Visitors who find themselves so thoroughly immersed in the presentation that they opt to buy an actual piece of the picture — occupancy is scheduled to begin in late 2015 — are ushered downstairs to the sales center, where they can study specific floor plans and revisit views and finishes. At the conclusion of the sales cycle, the holograms, which have attracted repeat viewers, will likely be recycled, not retired.

“This is a technology we own now,” Ms. Rothenberg said, “so we can reprogram it.”

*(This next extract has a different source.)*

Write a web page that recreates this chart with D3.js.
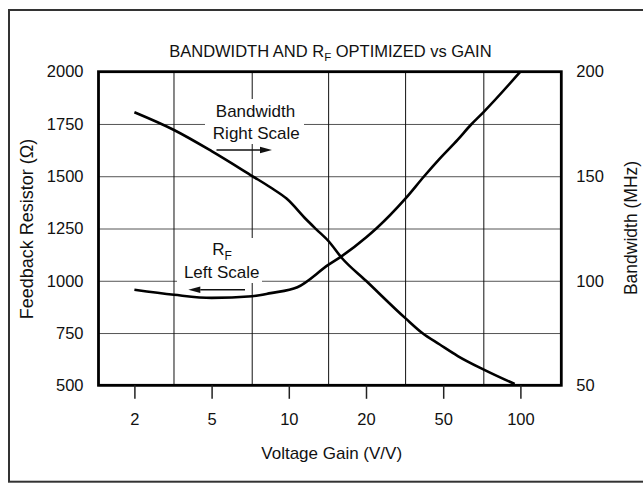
<!DOCTYPE html>
<html>
<head>
<meta charset="utf-8">
<script src="https://cdn.jsdelivr.net/npm/d3@7"></script>
<style>
  html, body { margin: 0; padding: 0; background: #fff; }
  svg { display: block; font-family: "Liberation Sans", Arial, Helvetica, sans-serif; }
</style>
</head>
<body>
<svg id="chart" width="643" height="483"></svg>
<script>
// ---- data ----
const gains = [2, 5, 10, 20, 50, 100];
const gainLabels = ["2", "5", "10", "20", "50", "100"];
const gridGains = [3.2, 7.2, 14.3, 32, 72];
const rfTicks = [500, 750, 1000, 1250, 1500, 1750, 2000];
const bwTicks = [50, 100, 150, 200];

// R_F curve (left scale, ohms)
const rfGain = [2, 3.2, 5, 7.2, 8.5, 10.8, 14.3, 16.1, 20, 22.6, 32, 40, 48, 57, 64, 72, 100];
const rfOhms = [957, 933, 918, 926, 941, 969, 1077, 1118, 1207, 1250, 1394, 1501, 1584, 1675, 1745, 1808, 2000];

// Bandwidth curve (right scale, MHz)
const bwGain = [2, 3.2, 5, 7.2, 8.5, 9.8, 11.7, 12.8, 14.3, 16.1, 20, 32, 39, 48, 57, 72, 95];
const bwMHz = [180.6, 172.1, 162, 150.1, 144.6, 139.3, 129.3, 124.6, 118.9, 110.9, 100, 82, 75, 69.5, 64, 57.5, 50.6];

const titleMain = "BANDWIDTH AND R";
const titleSub = "F";
const titleRest = " OPTIMIZED vs GAIN";

// ---- layout ----
const plotL = 98.5, plotR = 561.3, plotT = 71.7, plotB = 385.3;
const tick0 = 134.4, step = 77.2;
const ink = "#111";

const svg = d3.select("#chart");

const x = d3.scaleLog()
  .domain(gains)
  .range(gains.map((_, i) => tick0 + i * step));
const yL = d3.scaleLinear().domain([500, 2000]).range([plotB, plotT]);
const yR = d3.scaleLinear().domain([50, 200]).range([plotB, plotT]);

// outer frame
svg.append("rect")
  .attr("x", 9).attr("y", 10).attr("width", 660).attr("height", 471.7)
  .attr("fill", "none").attr("stroke", "#333").attr("stroke-width", 2);

// title
const title = svg.append("text")
  .attr("x", 330.4).attr("y", 57)
  .attr("text-anchor", "middle")
  .attr("font-size", 16.5).attr("fill", ink);
title.append("tspan").text(titleMain);
title.append("tspan").attr("font-size", 11.5).attr("dy", 4).text(titleSub);
title.append("tspan").attr("dy", -4).text(titleRest);

// horizontal gridlines (via left axis)
const gridH = svg.append("g").attr("transform", `translate(${plotL},0)`)
  .call(d3.axisRight(yL).tickValues(rfTicks).tickSize(plotR - plotL).tickFormat(""));
gridH.select(".domain").remove();
gridH.selectAll("line").attr("stroke", "#555").attr("stroke-width", 1);

// vertical gridlines
svg.append("g").selectAll("line").data(gridGains).join("line")
  .attr("x1", d => x(d)).attr("x2", d => x(d))
  .attr("y1", plotT).attr("y2", plotB)
  .attr("stroke", ink).attr("stroke-width", 1);

// label background boxes
svg.append("rect").attr("x", 205).attr("y", 99).attr("width", 99).attr("height", 45).attr("fill", "#fff");
svg.append("rect").attr("x", 177).attr("y", 238).attr("width", 85).attr("height", 45).attr("fill", "#fff");

// annotations
svg.append("text").attr("x", 255.5).attr("y", 116.5).attr("text-anchor", "middle")
  .attr("font-size", 17).attr("fill", ink).text("Bandwidth");
svg.append("text").attr("x", 256.3).attr("y", 138.5).attr("text-anchor", "middle")
  .attr("font-size", 17).attr("fill", ink).text("Right Scale");
const rf = svg.append("text").attr("x", 222).attr("y", 254.7).attr("text-anchor", "middle")
  .attr("font-size", 17).attr("fill", ink);
rf.append("tspan").text("R");
rf.append("tspan").attr("font-size", 12).attr("dy", 5).text("F");
svg.append("text").attr("x", 221.7).attr("y", 278).attr("text-anchor", "middle")
  .attr("font-size", 17).attr("fill", ink).text("Left Scale");

function arrow(x1, x2, yy) {
  const dir = Math.sign(x2 - x1);
  const head = 12, hw = 3.2;
  svg.append("line").attr("x1", x1).attr("x2", x2 - dir * head).attr("y1", yy).attr("y2", yy)
    .attr("stroke", ink).attr("stroke-width", 1.5);
  svg.append("path")
    .attr("d", `M${x2},${yy} L${x2 - dir * head},${yy - hw} L${x2 - dir * head},${yy + hw} Z`)
    .attr("fill", ink);
}
arrow(216.5, 272, 150);
arrow(245, 188.3, 289.7);

// curves
const line = d3.line().curve(d3.curveMonotoneX);
svg.append("path")
  .attr("d", line(rfGain.map((g, i) => [x(g), yL(rfOhms[i])])))
  .attr("fill", "none").attr("stroke", "#000").attr("stroke-width", 2.6);
svg.append("path")
  .attr("d", line(bwGain.map((g, i) => [x(g), yR(bwMHz[i])])))
  .attr("fill", "none").attr("stroke", "#000").attr("stroke-width", 2.6);

// plot border
svg.append("rect")
  .attr("x", plotL).attr("y", plotT).attr("width", plotR - plotL).attr("height", plotB - plotT)
  .attr("fill", "none").attr("stroke", "#000").attr("stroke-width", 2.8);

// x axis ticks and labels
const xAxis = svg.append("g").attr("transform", `translate(0,${plotB})`)
  .call(d3.axisBottom(x).tickValues(gains).tickSize(13.5).tickPadding(14)
    .tickFormat((d, i) => gainLabels[i]));
xAxis.attr("font-family", null).attr("font-size", null);
xAxis.select(".domain").remove();
xAxis.selectAll("line").attr("stroke", "#222").attr("stroke-width", 1.5);
xAxis.selectAll("text").attr("font-size", 16.5).attr("fill", ink);

// left axis labels
const yAxisL = svg.append("g").attr("transform", `translate(${plotL},0)`)
  .call(d3.axisLeft(yL).tickValues(rfTicks).tickSize(0).tickPadding(15).tickFormat(d3.format("d")));
yAxisL.attr("font-family", null).attr("font-size", null);
yAxisL.select(".domain").remove();
yAxisL.selectAll("text").attr("font-size", 16.5).attr("fill", ink);

// right axis labels
const yAxisR = svg.append("g").attr("transform", `translate(${plotR},0)`)
  .call(d3.axisRight(yR).tickValues(bwTicks).tickSize(0).tickPadding(15).tickFormat(d3.format("d")));
yAxisR.attr("font-family", null).attr("font-size", null);
yAxisR.select(".domain").remove();
yAxisR.selectAll("text").attr("font-size", 16.5).attr("fill", ink);

// axis titles
svg.append("text").attr("x", 331.7).attr("y", 458.5).attr("text-anchor", "middle")
  .attr("font-size", 17).attr("fill", ink).text("Voltage Gain (V/V)");
svg.append("text").attr("transform", "translate(33,229) rotate(-90)").attr("text-anchor", "middle")
  .attr("font-size", 18).attr("fill", ink).text("Feedback Resistor (\u03A9)");
svg.append("text").attr("transform", "translate(637,228) rotate(-90)").attr("text-anchor", "middle")
  .attr("font-size", 17.5).attr("fill", ink).text("Bandwidth (MHz)");
</script>
</body>
</html>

Extell is not the only developer using hologram technology to tempt buyers. For the Ritz-Carlton Residences in Miami Beach, where units are priced from $2 million to $40 million, the developer, Lionheart Capital, assembled a $3 million sales gallery that has, in addition to a private screening room, exhibit wall and dioramas, two holograms conceptualized by the design agency DBox. The focus, unsurprisingly, is the opulent outdoor pool area: One hologram depicts the creation of the pool deck, and the other takes onlookers through the main entrance and into the waterside lobby. The holographic goal: Convince potential future residents of the immersive relaxation experience that awaits them at poolside, or, by association, upstairs in their luxury condos.